Let me throw aside all sappy sentiment and be honest for a minute. Mother’s Day confuses me. When I was young, I had my mom and Mother’s Day was all about her. Easy enough. Then, I got married, and Mother’s Day was multiplied because now I had to think about my own mother, as well as my husband’s mother. Whose mom got to take precedence? Was I now supposed to try to fit both moms into the one day? To make matters even more confusing, I then became a mother. What exactly is the protocol at that point?
Ever since I became a mom this day has been a mixed blessing for me. The pull to make sure I was not enjoying this day while neglecting my own mom and mother-in-law was overpowering and, quite honestly, aggravating. As selfish as it is, I want this to be my day now that I’m a mom actively engaged in the raising of children. Certainly that isn’t too much to ask. Or is it?

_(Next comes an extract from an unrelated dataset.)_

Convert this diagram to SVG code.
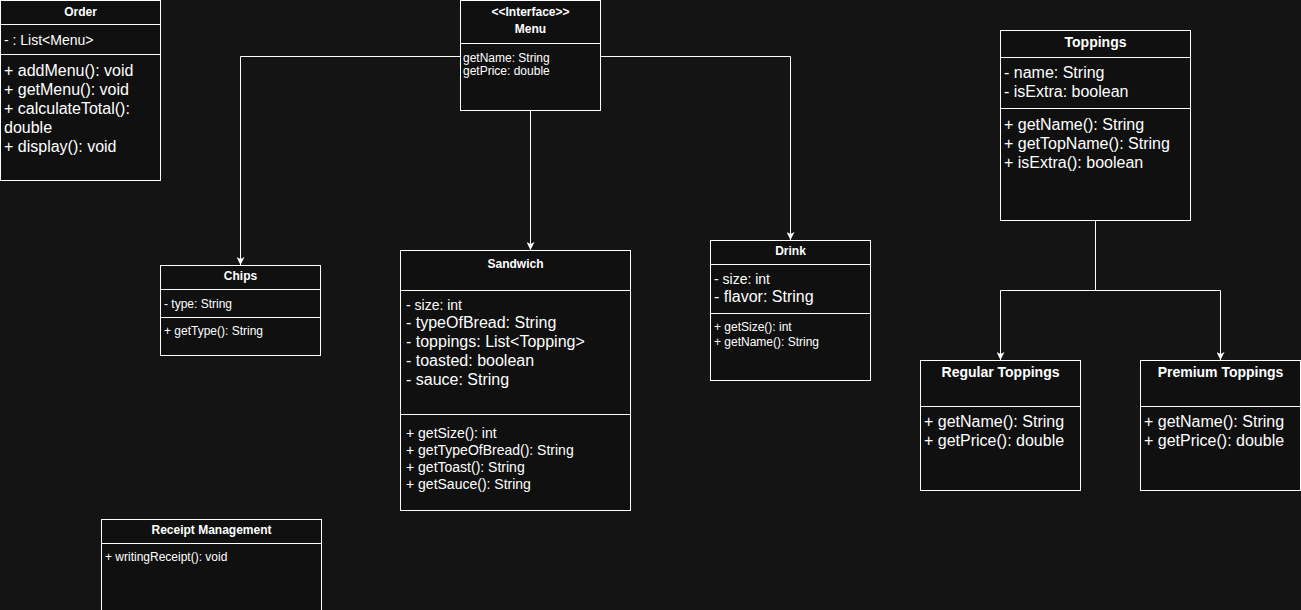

Most mothers have ridiculously high expectations as to what would constitute an ideal Mother’s Day, though, and no one will be able to meet them, not even for one day each year. Realistically, it’s best to take your Mother’s Day visions, write them off as delusions, and soldier on. Take my Mother’s Day today, for example. We were up in the mountains staying in a nice log cabin, and I was still awakened at 6:30 a.m. by the ruckus of my sons barging into my bedroom to tell me they were awake. Thanks for the heads up, sweeties. It’s not as if I wouldn’t have figured that out on my own in two minutes when you began arguing with each other while “quietly” playing Battleship. Eventually, their father got home from his morning job taking photos and cleared them out of the house so I could get a bit more sleep. That was pleasant.
Until, at 8:15, the boys bust into my room again and declared, “Mom…you gotta get up. The stagecoach is leaving and you’re going to miss it.” No. Seriously. We were going on a stagecoach ride and in their attempt to let me sleep in they’d put me in a position whereby I would now mess up the whole endeavor for everyone with my ill-preparedness. Crap. I jumped out of bed, started rooting around through clothes like a coati looking for insects, grabbed something to wear, threw it on, and tried to figure out how I was supposed to function without a Starbucks run. I spent a few minutes chewing out hubby, who happened into the room during my “hurry-up-and-get-out-so-you-don’t-miss-the-damn-stagecoach-experience” fit. Then, I emerged and got myself to where I needed to be for my relaxing morning ride.
In retrospect, the day ended well enough. I did get to travel via stagecoach through the beautiful Whistling Elk ranch. I also got to ride a horse, something I hadn’t done in 25 years. My boys took me out for Thai food for dinner, which was nice too. And when I got home I greatly enjoyed the gifts my sons had made for me at school, one of which was wrapped in a white paper bag with a drawing of Luke as a ninja on it. Can’t beat that.
I guess Mother’s Day all comes down to expectations. As the years have gone on, Mother’s Day has become less and less disappointing for me because I have come to expect less and less from it. I know that sounds negative, but it truly isn’t. Mother’s Day isn’t merely about me, as much as the name might imply. Every mom knows that once you bring children into the world your life will never be the same. It’s never about you anymore. You gave up that right when you allowed that little being grow inside your body and then push its way out. Mother’s Day isn’t so much about being appreciated as it is about being important. And, nothing reminds you how important you are more than having your child rush into your room at 6:30 a.m. just to let you know they are indeed awake, alive, and ready to go.